Não podemos confiar que as pessoas consigam ler nas entrelinhas. Dada a natureza do seu chefe, a menos que lhe pedissem para conduzir muito devagar, ela iria o mais depressa possível, com risco de ser ela ter o acidente. Por outro lado, uma verificação de rotina não estaria atenta a sinais dissimulados de sabotagem.  

- Portanto, o advogado deveria dizer-lhe também para que fosse muito devagar e que na oficina procurassem por sabotagem.

Se não te importasses de preocupar a secretária e colocar-lhe incontáveis questões na cabeça sem resposta...

- Humm... nesse caso, que a secretária levasse o carro à oficina para trocar os pneus e fazer um check-up aos restantes componentes da roda e que tivesse a preocupação de não apanhar uma multa de excesso de velocidade.

Muito bem! Agiste em conformidade com o que ela esperaria do patrão e resolverias o problema momentâneo. Mas assim como saberias se de facto teria existido sabotagem?

- Deveria então dizer-lhe apenas: "Anabela, por favor, leve o meu carro à oficina e quando lá chegar deixe-me falar com eles. Evite apanhar qualquer multa de execesso de velocidade. Avise-me quando estiver de regresso que eu partirei no carro imediatamente." Por telefone o advogado deveria alterar a oficina para a possibilidade de sabotagem.

Melhor!

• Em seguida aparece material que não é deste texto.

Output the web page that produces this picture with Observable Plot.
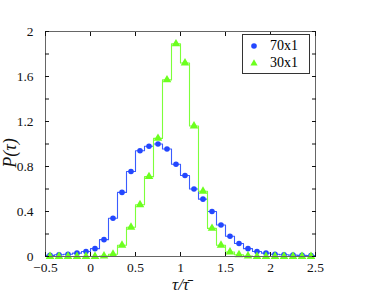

A realidade é um fluxo infinito e constante de estímulos e hábitos, ações e reações. Quantos mais puderes identificar melhor poderás reagir. 

Isto é apenas aquilo que consigo explicar-te neste momento. Para que compreendesses inteiramente o meu raciocínio, exigiria que te explicasse por que motivo sei que:
- não é possível prever o futuro;
- há pessoas bondosas;
- a secretária não leria nas entrelinhas;

Contudo, perante o teu dilema, o que me passou verdadeiramente pela cabeça foi a seguinte questão: sabendo que este não é um incidente isolado, prefere continuar correr o risco tomando medidas que camuflam os sintomas, ou prefere resolver o problema curando a causa? Na realidade há um dilema, mas não aquele que tu achavas.